Exelon is one of the largest power companies in the US (and also operates in Canada) operating nuclear, gas, wind, solar and hydroelectric power projects and distributing it across most of the country. Nuclear accounts for 61% of its energy mix, followed by natural gas (21%), gas and oil (6%), hydroelectric (5%), and wind and solar (3%). With 21 nuclear reactors at 12 facilities across the US, it is the country’s largest nuclear power generator. In total, it supplies energy to over 20 million homes and businesses and Exelon says its fleet is ‘more than four times cleaner than our nearest industry peer’.



Dominion Energy supplies power and gas to almost 7 million customers across 16 US states from its offshore wind and solar projects and four nuclear plants named Millstone, North Anna, Surry and VC Summer. It also owns coal and oil facilities as well as a number of natural gas operations. Nuclear currently accounts for around 40% of its electricity generation but this is set to fall to around 34% by 2035 as it expands its renewables portfolio.


Kansai Electric

Japanese outfit Kansai Electric Power Co is another business with a sprawling empire spread across telecoms, real estate, and energy generation, transmission and distribution. Energy is the main business and the company generates around 12% of its power from three nuclear plants in Japan, although multiple units have been closed down in recent years in the wake of the Fukushima accident that prompted stricter rules being introduced for other plants across the country.
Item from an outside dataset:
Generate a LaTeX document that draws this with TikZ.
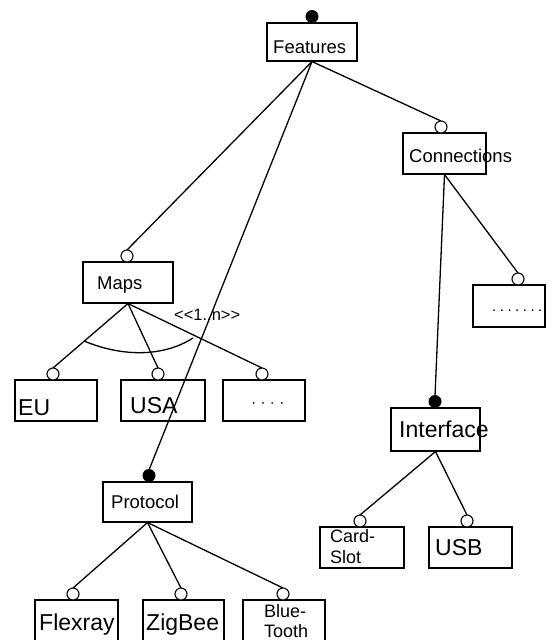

Fortum is the third largest nuclear generator in Europe. It has nuclear plants in Finland and Sweden that are the second biggest contributors to energy generation, accounting for about 20%, with hydropower touting the biggest capacity. It also has combined heat and power, wind and solar projects on its books. Fortum is also one of the world’s largest companies handling nuclear waste and it also provides whole-of-life services to other companies operating plants. Like Rolls Royce, it too sees the future as small modular reactors but has said it could be 10 to 15 years before its first one is deployed.